In [1]:
import pandas as pd
import numpy as np
import random
import json

In [2]:
def reset_data():
    data = pd.read_json('Data/initial_data_1cat.json')
    
    # Extracting the 'words' data and flattening it
    words_data = pd.json_normalize(data['Category']['words'])

    # Transposing the DataFrame for better readability and structure
    words_data = words_data.transpose()

    # Resetting the index to have a proper DataFrame structure
    words_data.reset_index(inplace=True)

    # Splitting the 'index' column to separate word keys from their properties
    words_data[['word_key', 'property']] = words_data['index'].str.split('.', expand=True)

    # Pivoting the table to have properties as columns
    pivoted_data = words_data.pivot(index='word_key', columns='property', values=0)

    # Resetting index for clarity
    pivoted_data.reset_index(inplace=True)

    # Saving the filtered data to JSON file
    pivoted_data_path = "Data/pivoted_data.json"

    pivoted_data.to_json(pivoted_data_path, orient='records', lines=True)
    
    return "Data/pivoted_data.json"

In [30]:
def master_data():
    # Define strengths dictionary
    strengths = {}

    # Reset data
    pivoted_data_path = reset_data()
    
    # Read master data
    df = pd.read_json(pivoted_data_path, orient='records', lines=True)

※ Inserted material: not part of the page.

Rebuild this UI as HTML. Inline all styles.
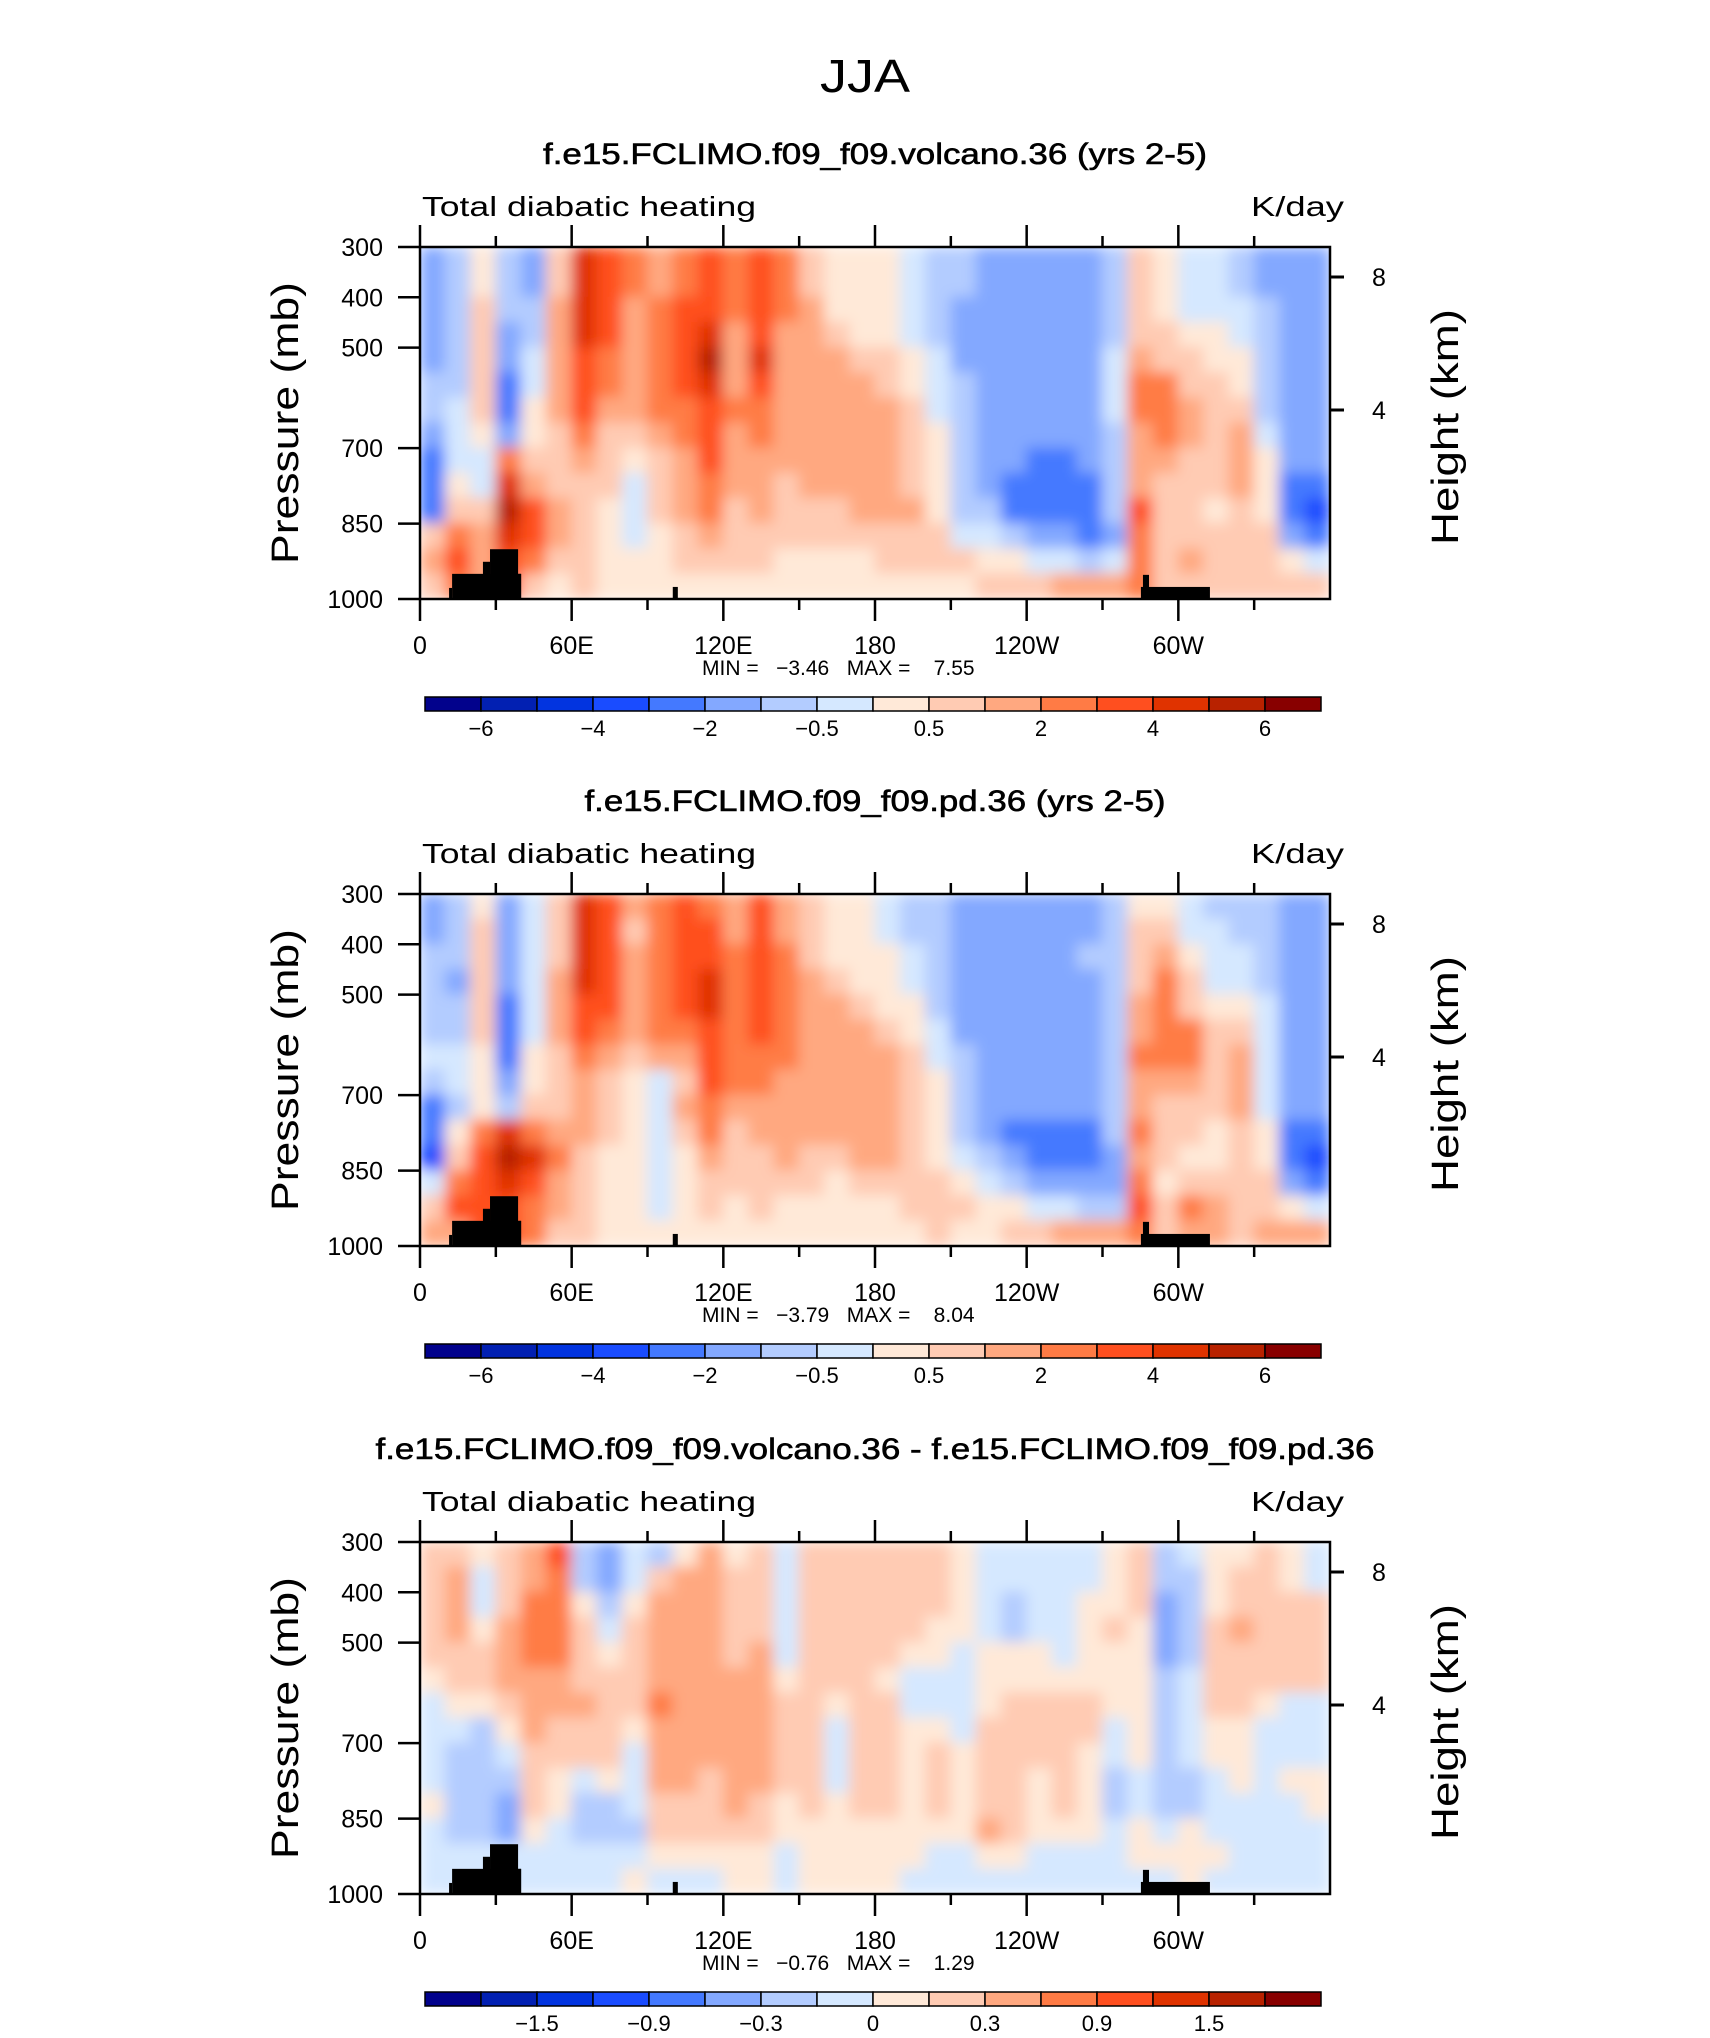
<!DOCTYPE html>
<html><head><meta charset="utf-8"><style>
html,body{margin:0;padding:0;background:#fff}
svg{display:block}
text{font-family:"Liberation Sans",sans-serif;fill:#000}
</style></head><body>
<svg id="fig" width="1710" height="2038" viewBox="0 0 1710 2038" xmlns="http://www.w3.org/2000/svg">
<defs>
<filter id="soft" x="0" y="0" width="1" height="1"><feGaussianBlur stdDeviation="7" edgeMode="duplicate"/></filter>
</defs>
<text x="865" y="92" font-size="46" text-anchor="middle" textLength="90" lengthAdjust="spacingAndGlyphs" fill="#222">JJA</text>
</svg>
<script>
// ---- data ----
const lons = [5,15,25,35,45,55,65,75,85,95,105,115,125,135,145,155,165,175,185,195,205,215,225,235,245,255,265,275,285,295,305,315,325,335,345,355];
const pressures = [325,375,425,475,525,575,625,675,725,775,825,875,925,975];
// Level-class per longitude column (top->bottom), hex digit = colour class 0..15
const volcanoCols = ["555556654449a9","66666677789bcb","88999998779aaa","66655445bdedcc","556677889accb9","99aaaaa999aa98","ddddcccba99999","ccccbba9998888","bbaaaaa9877788","aabbbbba999888","bbccccbbaaa998","cccdedcccbba98","bbbaaabaaa9998","ccccdcbbaaa998","bbbaaaaaa99988","99aaaaaaaa9988","8889aaaaaa9988","88889aaaaaa988","888899aaaaa998","7777889999a998","66667778888998","66555666666798","55555555556789","55555555544689","55555555444579","5555555544457a","5555555554446a","6666777666657a","9999abbaaacbbb","88899bbba99999","777899aa9999a9","77788999998999","6677889aaa9999","55666667888999","55555555544589","55555555543479"];
const pdCols = ["5566667644379a","66656677689bca","899999888bcccc","555544456dedcc","777777889bdcbb","999aaa999abaa9","ddddccbaaa9999","cccccba9998888","a9aaaa98888888","bbbbbba7777778","cccccba9a98888","bccddcccbba998","aabbbbbba99988","ccccccbbaa9998","aabbbbbaaaa988","999aaaaaaa9988","8889aaaaaa9888","88889aaaaaa988","778889aaaaa988","66778899999998","66666778888999","55555566667898","55555555556788","55555555545689","55555555544579","5555555554457a","5565555554456a","6666666666556a","8999aabaababcb","89abbbba999899","77899bba9989ba","677789999889aa","667789aaa99999","6666777778899a","5555555554458a","5555555554347a"];
const diffCols = ["99999877778777","9aaa9987666677","87789986666677","999aaa98765577","aabbbaaa999877","cbbbbaa9988777","668999a9976677","55678999986677","77899998777678","69aaaabaaa9987","8aaaaaaaaa9987","aaaaaaaaa99987","89999aaaaaa988","9999aaaaaa9988","77777899998877","99999999999888","99999987778888","99999999999888","99999899999888","99998778888887","99988778999877","88887777888877","77778889999a87","77668899999987","77778899988877","77777899999877","77888899888877","88898887766777","99988888877887","66555666666787","76666777766888","88899998877787","899a9998887777","99999987777777","88999977787777","77999977788777"];
const levels1 = [-6,-5,-4,-3,-2,-1,-0.5,0,0.5,1,2,3,4,5,6];
const levels3 = [-1.8,-1.5,-1.2,-0.9,-0.6,-0.3,-0.1,0,0.1,0.3,0.6,0.9,1.2,1.5,1.8];
const cbLabels1 = ["-6","-4","-2","-0.5","0.5","2","4","6"];
const cbLabels3 = ["-1.5","-0.9","-0.3","0","0.3","0.9","1.5"];
const xTickLabels = ["0","60E","120E","180","120W","60W"];
const pTicks = [300,400,500,700,850,1000];
const hTicks = [8,4];
const topoLon0 = [11.5,12.7,24.9,27.7,33.6,38.8,100,285.2,286];
const topoLon1 = [12.7,40,27.7,38.8,36.6,40,102,312.5,288.4];
const topoP = [978,950,926,901,926,950,976,976,952];
const palette = ["#02028c","#0220b2","#0234e0","#1a4cff","#4479ff","#83a8ff","#b3ccff","#d5e8ff","#ffe9d8","#ffcbb3","#ffa880","#ff7b45","#ff4f1f","#e03300","#b82200","#880000"];

// ---- layout ----
const svg = document.getElementById('fig');
const NS = 'http://www.w3.org/2000/svg';
const PL = 420, PR = 1330, PH = 352;
const panels = [
 {top:247, title:"f.e15.FCLIMO.f09_f09.volcano.36 (yrs 2-5)", tl:664, cols:volcanoCols, mn:"-3.46", mx:"7.55", cb:cbLabels1, cbStart:1},
 {top:894, title:"f.e15.FCLIMO.f09_f09.pd.36 (yrs 2-5)", tl:581, cols:pdCols, mn:"-3.79", mx:"8.04", cb:cbLabels1, cbStart:1},
 {top:1542, title:"f.e15.FCLIMO.f09_f09.volcano.36 - f.e15.FCLIMO.f09_f09.pd.36", tl:999, cols:diffCols, mn:"-0.76", mx:"1.29", cb:cbLabels3, cbStart:2}
];
function xs(lon){return PL + lon/360*(PR-PL);}
function mk(tag, attrs, parent){const e=document.createElementNS(NS,tag);for(const k in attrs)e.setAttribute(k,attrs[k]);(parent||svg).appendChild(e);return e;}
function txt(s, attrs, parent){const e=mk('text',attrs,parent);e.textContent=s.replace(/-/g,'\u2212');return e;}

panels.forEach((P,pi)=>{
  const ys = p => P.top + (p-300)/700*PH;
  const hs = h => P.top + 296 - 33.25*h;
  const g = mk('g',{});
  
  
  const t = txt(P.title,{x:875,y:P.top-83,'font-size':30,'text-anchor':'middle',textLength:P.tl,lengthAdjust:'spacingAndGlyphs',stroke:'#000','stroke-width':0.6},g);
  t.textContent = P.title;
  
  
  const l = txt('Total diabatic heating',{x:422,y:P.top-31,'font-size':28,textLength:334,lengthAdjust:'spacingAndGlyphs',fill:'#222'},g);
  
  
  const u = txt('K/day',{x:1344,y:P.top-31,'font-size':28,'text-anchor':'end',textLength:93,lengthAdjust:'spacingAndGlyphs',fill:'#222'},g);
  
  
  // field
  const cid='clip'+pi;
  const cp=mk('clipPath',{id:cid},g); mk('rect',{x:PL,y:P.top,width:PR-PL,height:PH},cp);
  const fg = mk('g',{'clip-path':'url(#'+cid+')'},g);
  const fld = mk('g',{filter:'url(#soft)'},fg);
  
  
  const dl = 10, dp = 50;
  lons.forEach((lon,i)=>{
    const col = P.cols[i];
    pressures.forEach((p,j)=>{
      const k = parseInt(col[Math.min(j,col.length-1)],16);
      const x0 = xs(lon-dl/2), y0 = ys(p-dp/2);
      const r = mk('rect',{x:x0-0.5,y:y0-0.5,width:xs(lon+dl/2)-x0+1,height:ys(p+dp/2)-y0+1,fill:palette[k]},fld);
      
      
    });
  });
  // topography
  topoP.forEach((tp,i)=>{
    const r = mk('rect',{x:xs(topoLon0[i]),y:ys(tp),width:xs(topoLon1[i])-xs(topoLon0[i]),height:ys(1000)-ys(tp),fill:'#000'},fg);
    
    
  });
  // frame
  const fr = mk('rect',{x:PL,y:P.top,width:PR-PL,height:PH,fill:'none',stroke:'#000','stroke-width':2.5},g);
  
  
  // x ticks
  for(let lon=0;lon<=330;lon+=30){
    const major = lon%60===0, len = major?22:11;
    mk('line',{x1:xs(lon),x2:xs(lon),y1:P.top,y2:P.top-len,stroke:'#000','stroke-width':2.5},g);
    mk('line',{x1:xs(lon),x2:xs(lon),y1:P.top+PH,y2:P.top+PH+len,stroke:'#000','stroke-width':2.5},g);
  }
  xTickLabels.forEach((s,i)=>{
    const e = txt(s,{x:xs(i*60),y:P.top+PH+55,'font-size':25,'text-anchor':'middle'},g);
    
    
  });
  // y ticks
  pTicks.forEach(p=>{
    mk('line',{x1:PL,x2:PL-22,y1:ys(p),y2:ys(p),stroke:'#000','stroke-width':2.5},g);
    const e = txt(String(p),{x:383,y:ys(p)+9,'font-size':25,'text-anchor':'end'},g);
    
    
  });
  // height axis (km)
  hTicks.forEach(h=>{
    const yy = hs(h);
    mk('line',{x1:PR,x2:PR+14,y1:yy,y2:yy,stroke:'#000','stroke-width':3},g);
    const e = txt(String(h),{x:1372,y:yy+9,'font-size':25},g);
    
    
  });
  const yl = txt('Pressure (mb)',{transform:'translate(298,'+(P.top+176)+') rotate(-90)','font-size':38,'text-anchor':'middle',textLength:282,lengthAdjust:'spacingAndGlyphs',fill:'#222'},g);
  
  
  const hl = txt('Height (km)',{transform:'translate(1458,'+(P.top+180)+') rotate(-90)','font-size':38,'text-anchor':'middle',textLength:236,lengthAdjust:'spacingAndGlyphs',fill:'#222'},g);
  
  
  const mm = txt('MIN =   '+P.mn+'   MAX =    '+P.mx,{x:702,y:P.top+428,'font-size':21},g);
  mm.setAttribute('style','white-space:pre');
  
  
  // colorbar
  const cbx=425, cbw=56, cby=P.top+450, cbh=14;
  palette.forEach((c,i)=>{
    const r = mk('rect',{x:cbx+i*cbw,y:cby,width:cbw,height:cbh,fill:c,stroke:'#000','stroke-width':1.5},g);
    
    
  });
  P.cb.forEach((s,i)=>{
    const b = P.cbStart + i*2;
    const e = txt(s,{x:cbx+b*cbw,y:cby+39,'font-size':22,'text-anchor':'middle'},g);
    
    
  });
});
</script>
</body></html>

    # Expanding the DataFrame to have a row for each exemplar
    expanded_data = []
    for index, row in df.iterrows():
        for exemplar_index, exemplar in enumerate(row['exemplars']):
            expanded_data.append({
                "word_key": row['word_key'],
                "exemplars": exemplar,
                "exemplar_index": exemplar_index,
                "frequency": row['frequency']
            })

    # Creating a new DataFrame with the expanded data
    expanded_df = pd.DataFrame(expanded_data)
    return expanded_df

In [32]:
master_df = master_data()

# Save the master dictionary as a csv file        
master_df.to_csv("Data/master_df.csv")

master_df

Unnamed: 0,word_key,exemplars,exemplar_index,frequency
0,F10T1,0.2,0,10
1,F10T1,-1.0,1,10
2,F10T1,-1.2,2,10
3,F10T1,0.2,3,10
4,F10T1,0.5,4,10
...,...,...,...,...
486,F9T5,0.1,3,9
487,F9T5,0.1,4,9
488,F9T5,0.4,5,9
489,F9T5,0.2,6,9


In [40]:
df = pd.read_json(pivoted_data_path, orient='records', lines=True)
for entry in df[df.word_key == "F9T5"]['exemplars']:
    print(entry)

[0.1, -1.6, -0.2, 0.1, 0.1, 0.4, 0.2, 0.30000000000000004]